Wrote these lines for my brother over the summer. They seem more prescient now:
“I heard a rumor that home is where the heart is
and I don’t know where it started but I know that I’ve departed form it.
Now is it true or am I just born to wander?
‘Cause I know it’s just the summer but these times away are getting longer.”
Been thinking about home a lot — after my first trip “home” to the states in 7 months, and the ensuing trip back to Oxford. Strange the things you associate with home:
People. Family. Streets.
Or tea. Cookies. Clouds.
Strange how you can go back, and realize how few of the things you remember are still there. Especially the people. I was constantly surprised by how few people I knew at home — and how much the people I recognized had changed.

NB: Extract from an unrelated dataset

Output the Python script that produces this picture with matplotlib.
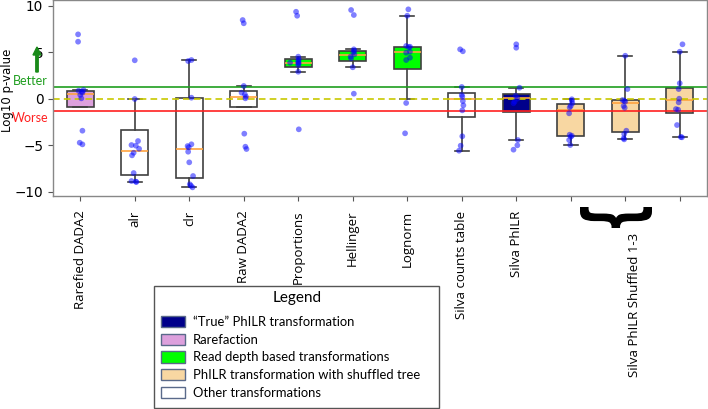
import matplotlib
matplotlib.use("Agg")
import matplotlib.pyplot as plt
from matplotlib.patches import Patch, PathPatch, Rectangle, FancyArrow
from matplotlib.textpath import TextPath
from matplotlib.font_manager import FontProperties
from matplotlib.transforms import Affine2D
import numpy as np

# ---------------- data ----------------
categories = ["Rarefied DADA2", "alr", "clr", "Raw DADA2", "Proportions", "Hellinger",
              "Lognorm", "Silva counts table", "Silva PhILR", "", "", ""]
group_label = "Silva PhILR Shuffled 1-3"

points = [
    [6.92, 6.13, 0.94, 0.86, 0.75, 0.65, 0.40, 0.04, -3.44, -4.73, -4.91],
    [4.13, -0.03, -4.55, -4.98, -5.05, -5.38, -5.81, -6.09, -7.99, -8.85, -8.92, -8.95],
    [4.16, 4.05, 0.11, -4.90, -5.09, -5.23, -5.70, -6.84, -8.31, -9.20, -9.35, -9.53],
    [8.46, 8.11, 1.37, 0.65, 0.47, 0.22, 0.04, -3.76, -5.16, -5.41],
    [9.35, 8.92, 4.52, 4.24, 4.05, 3.87, 3.87, 3.81, 3.62, 2.90, -3.29],
    [9.54, 9.00, 5.31, 5.16, 4.99, 4.77, 4.52, 4.34, 3.38, 0.54],
    [9.61, 8.92, 5.67, 5.59, 5.53, 5.05, 4.95, 4.41, 4.16, -0.46, -3.72],
    [5.31, 5.10, 1.26, 0.40, 0.22, -0.25, -0.71, -1.25, -4.04, -5.05, -5.59],
    [5.85, 5.48, 1.18, 0.32, 0.00, -0.32, -0.49, -4.44, -5.01, -5.48],
    [-0.06, -0.22, -0.49, -0.78, -0.93, -1.57, -3.87, -3.98, -4.09, -4.44, -4.98],
    [4.62, 1.04, -0.14, -0.22, -0.32, -0.78, -0.97, -3.44, -3.80, -4.26, -4.37],
    [5.85, 5.05, 1.66, 1.04, 0.00, -0.39, -1.11, -1.18, -2.83, -4.12, -4.15],
]
# horizontal jitter of each point (category units)
jitter = [
    [-0.04, -0.04, 0.06, -0.03, 0.03, 0.04, 0.00, 0.02, 0.04, -0.01, 0.04],
    [0.00, 0.00, 0.06, -0.06, 0.02, 0.08, -0.02, -0.05, -0.02, -0.06, 0.02, 0.03],
    [0.04, -0.02, 0.04, 0.04, -0.03, -0.01, -0.02, 0.00, 0.07, 0.01, 0.03, 0.06],
    [-0.02, 0.00, 0.00, -0.04, 0.02, 0.04, 0.03, 0.01, 0.03, 0.05],
    [-0.04, -0.02, 0.00, 0.01, 0.00, 0.00, -0.15, 0.01, 0.00, 0.00, 0.01],
    [-0.03, 0.02, 0.02, 0.03, 0.01, 0.03, -0.04, -0.03, 0.00, 0.02],
    [0.02, 0.00, -0.02, 0.05, 0.03, 0.05, -0.02, 0.05, -0.02, -0.02, -0.04],
    [-0.03, 0.02, 0.00, 0.00, 0.01, 0.02, 0.03, 0.01, 0.01, -0.02, -0.05],
    [0.00, 0.00, 0.06, -0.01, 0.02, -0.03, -0.05, 0.03, 0.02, -0.05],
    [0.02, 0.02, 0.03, 0.00, -0.02, -0.03, -0.02, 0.02, 0.00, -0.03, -0.01],
    [0.00, 0.04, -0.05, -0.02, 0.00, -0.03, -0.01, 0.02, -0.02, -0.03, -0.02],
    [0.05, 0.00, 0.00, -0.02, -0.01, -0.02, -0.07, -0.03, -0.05, 0.02, 0.04],
]
# box statistics
q1 = [-0.86, -8.20, -8.56, -0.92, 3.37, 4.02, 3.16, -1.97, -1.46, -4.05, -3.58, -1.57]
med = [0.47, -5.59, -5.44, 0.22, 3.87, 4.70, 4.99, -0.03, 0.04, -1.22, -0.49, -0.14]
q3 = [0.86, -3.40, 0.04, 0.86, 4.24, 5.16, 5.56, 0.58, 0.51, -0.54, -0.11, 1.18]
whislo = [-0.86, -8.95, -9.53, -0.92, 2.90, 3.38, 0.00, -5.59, -4.41, -5.01, -4.37, -4.12]
whishi = [0.94, 0.00, 4.16, 1.37, 4.45, 5.31, 8.92, 1.26, 1.18, 0.00, 4.62, 5.05]
box_kind = ["rare", "other", "other", "other", "depth", "depth", "depth", "other", "true",
            "shuf", "shuf", "shuf"]

kind_colors = {"true": "#00008b", "rare": "#dda0dd", "depth": "#00ff00",
               "shuf": "#f8d7a2", "other": "#ffffff"}
legend_kinds = ["true", "rare", "depth", "shuf", "other"]
legend_labels = ["\u201cTrue\u201d PhILR transformation", "Rarefaction",
                 "Read depth based transformations", "PhILR transformation with shuffled tree",
                 "Other transformations"]
sig_level = 1.301  # -log10(0.05)

# ---------------- figure ----------------
W, H = 708, 409
fig = plt.figure(figsize=(W / 100, H / 100), dpi=100)
ax = fig.add_axes([53 / W, 1 - 196 / H, 654 / W, 195.5 / H])

positions = np.arange(1, len(categories) + 1)
stats = []
for i in range(len(categories)):
    stats.append(dict(q1=q1[i], med=med[i], q3=q3[i], whislo=whislo[i], whishi=whishi[i],
                      fliers=[]))
bp = ax.bxp(stats, positions=positions, widths=0.5, patch_artist=True, showfliers=False,
            boxprops=dict(edgecolor="#404040", linewidth=1.2),
            whiskerprops=dict(color="#404040", linewidth=1.2),
            capprops=dict(color="#404040", linewidth=1.2),
            medianprops=dict(color="#ffa340", linewidth=1.2), zorder=1)
for patch, k in zip(bp["boxes"], box_kind):
    patch.set_facecolor(kind_colors[k])

ax.axhline(sig_level, color="#1f9e1f", lw=1.2, zorder=2)
ax.axhline(-sig_level, color="#ff2020", lw=1.2, zorder=2)
ax.axhline(0, color="#c8c800", lw=1.2, ls=(0, (4, 2.5)), zorder=2)

for i, (vals, jit) in enumerate(zip(points, jitter)):
    xs = positions[i] + np.array(jit)
    ax.scatter(xs, vals, s=17, color="blue", alpha=0.5, edgecolors="none", zorder=3)

ax.set_xlim(0.5, 12.5)
ax.set_ylim(-10.46, 10.56)
ax.set_yticks([-10, -5, 0, 5, 10])
ax.tick_params(axis="y", labelsize=9.8, length=3.5, color="#555555")
ax.tick_params(axis="x", length=3.5, color="#555555", pad=7)
ax.set_xticks(positions)
ax.set_xticklabels(categories, rotation=90, fontsize=9.5, family="Open Sans")
for sp in ax.spines.values():
    sp.set_color("#888888")
    sp.set_linewidth(1.0)
ax.set_ylabel("Log10 p-value", fontsize=8.5)
ax.yaxis.set_label_coords(-(53 - 14) / 654, 0.54)

# Better / Worse annotations
fig.text(30 / W, 1 - 81 / H, "Better", color="#1f9e1f", fontsize=9, family="Lato",
         ha="center", va="center")
fig.text(30 / W, 1 - 118 / H, "Worse", color="#ff2020", fontsize=9, family="Lato",
         ha="center", va="center")
fig.add_artist(FancyArrow(37 / W, 1 - 72 / H, 0, 25 / H, width=2.4 / W, head_width=8 / W,
                          head_length=8 / H, length_includes_head=True,
                          color="#1a8a1a", transform=fig.transFigure))

# curly brace grouping the shuffled-tree columns
tp = TextPath((0, 0), "}", size=1, prop=FontProperties(family="DejaVu Sans", weight="bold"))
tp = tp.transformed(Affine2D().rotate_deg(-90))
ext = tp.get_extents()
bx0, bx1, by0, by1 = 580 / W, 652 / W, 1 - 228 / H, 1 - 207 / H
brace_tf = (Affine2D().translate(-ext.x0, -ext.y0)
            .scale((bx1 - bx0) / ext.width, (by1 - by0) / ext.height)
            .translate(bx0, by0))
fig.add_artist(PathPatch(tp.transformed(brace_tf), transform=fig.transFigure,
                         facecolor="black", edgecolor="none"))
fig.text(635 / W, 1 - 233 / H, group_label, rotation=90, fontsize=9.5, family="Open Sans",
         ha="center", va="top")

# legend
handles = [Patch(facecolor=kind_colors[k], edgecolor="#5a6a8a", linewidth=1.0)
           for k in legend_kinds]
leg = fig.legend(handles, legend_labels, title="Legend", loc="upper left",
                 bbox_to_anchor=(161 / W, 1 - 291 / H, 272 / W, 0), mode="expand",
                 prop=dict(family="Lato", size=9.4), frameon=False,
                 handlelength=1.85, handleheight=0.95, labelspacing=0.42,
                 handletextpad=0.6, borderpad=0.0, borderaxespad=0)
leg.get_title().set_fontfamily("Lato")
leg.get_title().set_fontsize(11)
leg._legend_box.sep = 8
fig.add_artist(Rectangle((154 / W, 1 - 408 / H), 285 / W, 122 / H, transform=fig.transFigure,
                         fill=False, edgecolor="#555555", linewidth=1.0))

fig.savefig("out.png", dpi=100)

Makes me appreciate family.
Equally shocking to come back here, after 5 weeks of travel (Sheffield, Northern Ireland, Ireland, Durham [UK], D.C., and Philly) and realize how genuinely interested people were in me.
Or rather, how genuinely capable of being interested in me people are. Which is not to say that people at home don’t care. It’s more a comment on how much this Oxford place has sunk into me.
How academic I’ve become in my interests. How much Oxford has changed the way I talk, or the things I talk about.
That was the startling realization of going back — that maybe home is a place capable of interacting with me.